THE REQUEST -
Carry none of the pictures over; write out the complete data exactly.

+++

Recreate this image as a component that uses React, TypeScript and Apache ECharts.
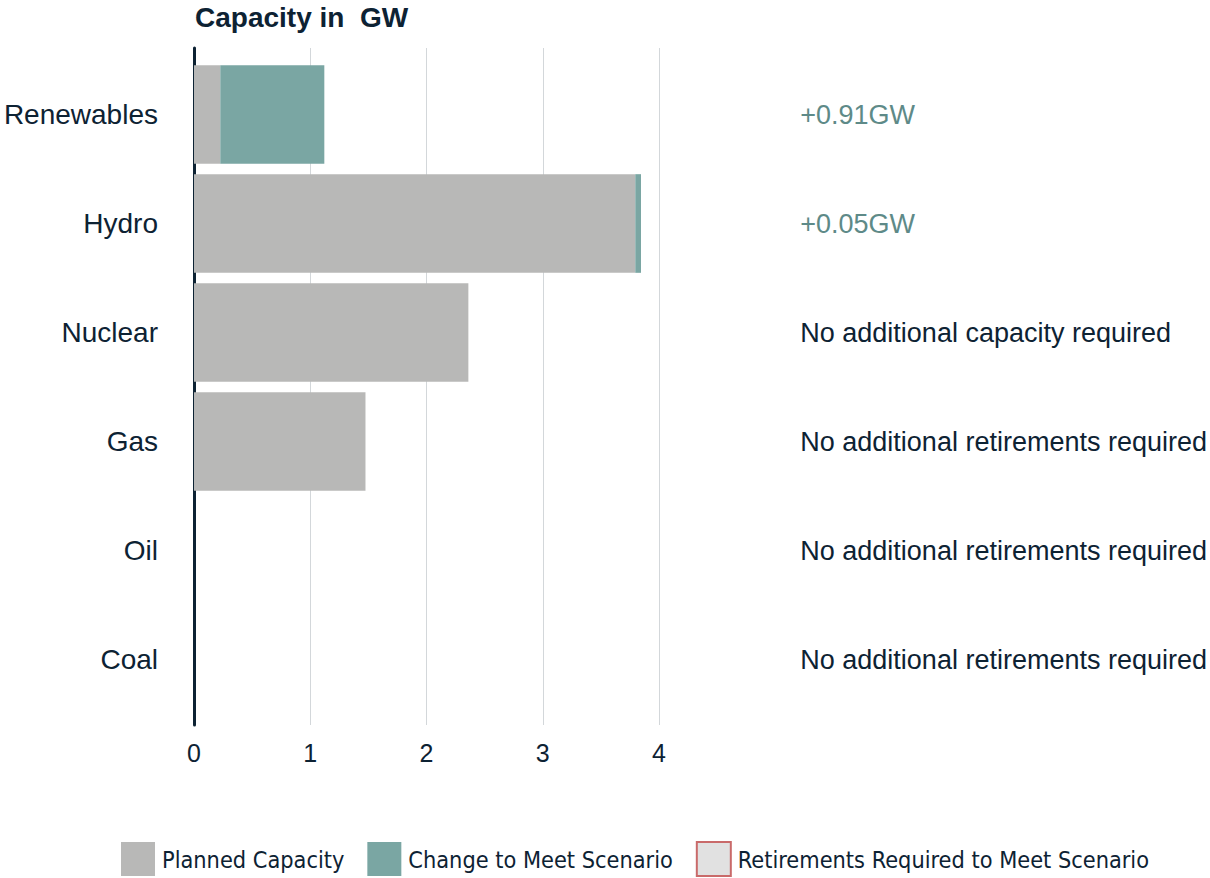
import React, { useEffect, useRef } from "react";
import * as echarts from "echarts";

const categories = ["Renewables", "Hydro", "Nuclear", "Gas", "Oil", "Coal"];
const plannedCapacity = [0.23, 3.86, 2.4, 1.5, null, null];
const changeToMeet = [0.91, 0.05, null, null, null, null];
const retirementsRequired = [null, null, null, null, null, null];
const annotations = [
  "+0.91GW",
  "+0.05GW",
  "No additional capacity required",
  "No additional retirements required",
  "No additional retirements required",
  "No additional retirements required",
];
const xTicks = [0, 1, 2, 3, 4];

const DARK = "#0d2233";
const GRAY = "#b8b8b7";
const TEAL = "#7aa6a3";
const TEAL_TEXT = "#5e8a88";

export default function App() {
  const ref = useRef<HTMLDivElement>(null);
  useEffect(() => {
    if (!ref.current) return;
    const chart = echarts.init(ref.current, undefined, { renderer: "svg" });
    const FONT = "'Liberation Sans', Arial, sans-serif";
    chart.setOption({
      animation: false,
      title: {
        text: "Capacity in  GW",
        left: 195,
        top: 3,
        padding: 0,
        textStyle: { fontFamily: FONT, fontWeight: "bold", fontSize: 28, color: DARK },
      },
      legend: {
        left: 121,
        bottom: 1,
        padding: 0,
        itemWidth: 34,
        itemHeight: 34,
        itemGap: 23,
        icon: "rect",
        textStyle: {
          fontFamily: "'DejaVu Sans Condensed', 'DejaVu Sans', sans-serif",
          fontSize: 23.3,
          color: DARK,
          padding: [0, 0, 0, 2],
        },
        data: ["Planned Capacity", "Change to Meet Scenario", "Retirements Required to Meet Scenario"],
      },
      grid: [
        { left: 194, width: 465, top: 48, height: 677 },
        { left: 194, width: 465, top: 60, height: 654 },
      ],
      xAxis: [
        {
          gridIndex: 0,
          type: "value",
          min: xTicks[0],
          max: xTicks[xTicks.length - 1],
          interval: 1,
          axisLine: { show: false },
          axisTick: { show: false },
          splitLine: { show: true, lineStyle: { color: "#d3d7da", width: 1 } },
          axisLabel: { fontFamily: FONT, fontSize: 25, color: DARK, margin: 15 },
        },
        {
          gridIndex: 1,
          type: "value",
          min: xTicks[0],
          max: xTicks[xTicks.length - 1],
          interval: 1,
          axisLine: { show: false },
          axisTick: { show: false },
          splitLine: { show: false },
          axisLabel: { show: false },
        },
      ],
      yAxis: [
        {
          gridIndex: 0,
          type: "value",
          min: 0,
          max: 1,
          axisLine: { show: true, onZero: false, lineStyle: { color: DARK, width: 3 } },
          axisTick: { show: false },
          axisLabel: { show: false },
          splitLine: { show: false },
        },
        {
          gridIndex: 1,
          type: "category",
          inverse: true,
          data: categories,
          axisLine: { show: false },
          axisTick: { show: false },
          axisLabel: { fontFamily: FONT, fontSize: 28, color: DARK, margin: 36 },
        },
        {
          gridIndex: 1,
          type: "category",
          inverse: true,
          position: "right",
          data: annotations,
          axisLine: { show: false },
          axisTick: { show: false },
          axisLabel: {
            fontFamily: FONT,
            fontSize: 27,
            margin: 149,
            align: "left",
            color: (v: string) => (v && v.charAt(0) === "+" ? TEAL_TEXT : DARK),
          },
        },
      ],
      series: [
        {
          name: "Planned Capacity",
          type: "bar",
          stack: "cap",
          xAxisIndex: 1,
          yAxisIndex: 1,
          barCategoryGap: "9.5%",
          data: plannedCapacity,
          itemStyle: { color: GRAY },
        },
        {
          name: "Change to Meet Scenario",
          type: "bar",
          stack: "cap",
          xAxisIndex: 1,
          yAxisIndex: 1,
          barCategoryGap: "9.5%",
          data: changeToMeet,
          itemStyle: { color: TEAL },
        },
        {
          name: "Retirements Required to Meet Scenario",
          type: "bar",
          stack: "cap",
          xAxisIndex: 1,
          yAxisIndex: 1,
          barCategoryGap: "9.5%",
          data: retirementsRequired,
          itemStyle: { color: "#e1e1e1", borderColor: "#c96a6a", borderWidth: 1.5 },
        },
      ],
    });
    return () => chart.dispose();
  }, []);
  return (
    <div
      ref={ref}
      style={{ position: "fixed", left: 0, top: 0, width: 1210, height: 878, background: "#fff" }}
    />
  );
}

+++

RESULT FOR THIS TASK -
Recreate this image as a component that uses React, TypeScript and Apache ECharts.
import React, { useEffect, useRef } from "react";
import * as echarts from "echarts";

const categories = ["Renewables", "Hydro", "Nuclear", "Gas", "Oil", "Coal"];
const plannedCapacity = [0.23, 3.86, 2.4, 1.5, null, null];
const changeToMeet = [0.91, 0.05, null, null, null, null];
const retirementsRequired = [null, null, null, null, null, null];
const annotations = [
  "+0.91GW",
  "+0.05GW",
  "No additional capacity required",
  "No additional retirements required",
  "No additional retirements required",
  "No additional retirements required",
];
const xTicks = [0, 1, 2, 3, 4];

const DARK = "#0d2233";
const GRAY = "#b8b8b7";
const TEAL = "#7aa6a3";
const TEAL_TEXT = "#5e8a88";

export default function App() {
  const ref = useRef<HTMLDivElement>(null);
  useEffect(() => {
    if (!ref.current) return;
    const chart = echarts.init(ref.current, undefined, { renderer: "svg" });
    const FONT = "'Liberation Sans', Arial, sans-serif";
    chart.setOption({
      animation: false,
      title: {
        text: "Capacity in  GW",
        left: 195,
        top: 3,
        padding: 0,
        textStyle: { fontFamily: FONT, fontWeight: "bold", fontSize: 28, color: DARK },
      },
      legend: {
        left: 121,
        bottom: 1,
        padding: 0,
        itemWidth: 34,
        itemHeight: 34,
        itemGap: 23,
        icon: "rect",
        textStyle: {
          fontFamily: "'DejaVu Sans Condensed', 'DejaVu Sans', sans-serif",
          fontSize: 23.3,
          color: DARK,
          padding: [0, 0, 0, 2],
        },
        data: ["Planned Capacity", "Change to Meet Scenario", "Retirements Required to Meet Scenario"],
      },
      grid: [
        { left: 194, width: 465, top: 48, height: 677 },
        { left: 194, width: 465, top: 60, height: 654 },
      ],
      xAxis: [
        {
          gridIndex: 0,
          type: "value",
          min: xTicks[0],
          max: xTicks[xTicks.length - 1],
          interval: 1,
          axisLine: { show: false },
          axisTick: { show: false },
          splitLine: { show: true, lineStyle: { color: "#d3d7da", width: 1 } },
          axisLabel: { fontFamily: FONT, fontSize: 25, color: DARK, margin: 15 },
        },
        {
          gridIndex: 1,
          type: "value",
          min: xTicks[0],
          max: xTicks[xTicks.length - 1],
          interval: 1,
          axisLine: { show: false },
          axisTick: { show: false },
          splitLine: { show: false },
          axisLabel: { show: false },
        },
      ],
      yAxis: [
        {
          gridIndex: 0,
          type: "value",
          min: 0,
          max: 1,
          axisLine: { show: true, onZero: false, lineStyle: { color: DARK, width: 3 } },
          axisTick: { show: false },
          axisLabel: { show: false },
          splitLine: { show: false },
        },
        {
          gridIndex: 1,
          type: "category",
          inverse: true,
          data: categories,
          axisLine: { show: false },
          axisTick: { show: false },
          axisLabel: { fontFamily: FONT, fontSize: 28, color: DARK, margin: 36 },
        },
        {
          gridIndex: 1,
          type: "category",
          inverse: true,
          position: "right",
          data: annotations,
          axisLine: { show: false },
          axisTick: { show: false },
          axisLabel: {
            fontFamily: FONT,
            fontSize: 27,
            margin: 149,
            align: "left",
            color: (v: string) => (v && v.charAt(0) === "+" ? TEAL_TEXT : DARK),
          },
        },
      ],
      series: [
        {
          name: "Planned Capacity",
          type: "bar",
          stack: "cap",
          xAxisIndex: 1,
          yAxisIndex: 1,
          barCategoryGap: "9.5%",
          data: plannedCapacity,
          itemStyle: { color: GRAY },
        },
        {
          name: "Change to Meet Scenario",
          type: "bar",
          stack: "cap",
          xAxisIndex: 1,
          yAxisIndex: 1,
          barCategoryGap: "9.5%",
          data: changeToMeet,
          itemStyle: { color: TEAL },
        },
        {
          name: "Retirements Required to Meet Scenario",
          type: "bar",
          stack: "cap",
          xAxisIndex: 1,
          yAxisIndex: 1,
          barCategoryGap: "9.5%",
          data: retirementsRequired,
          itemStyle: { color: "#e1e1e1", borderColor: "#c96a6a", borderWidth: 1.5 },
        },
      ],
    });
    return () => chart.dispose();
  }, []);
  return (
    <div
      ref={ref}
      style={{ position: "fixed", left: 0, top: 0, width: 1210, height: 878, background: "#fff" }}
    />
  );
}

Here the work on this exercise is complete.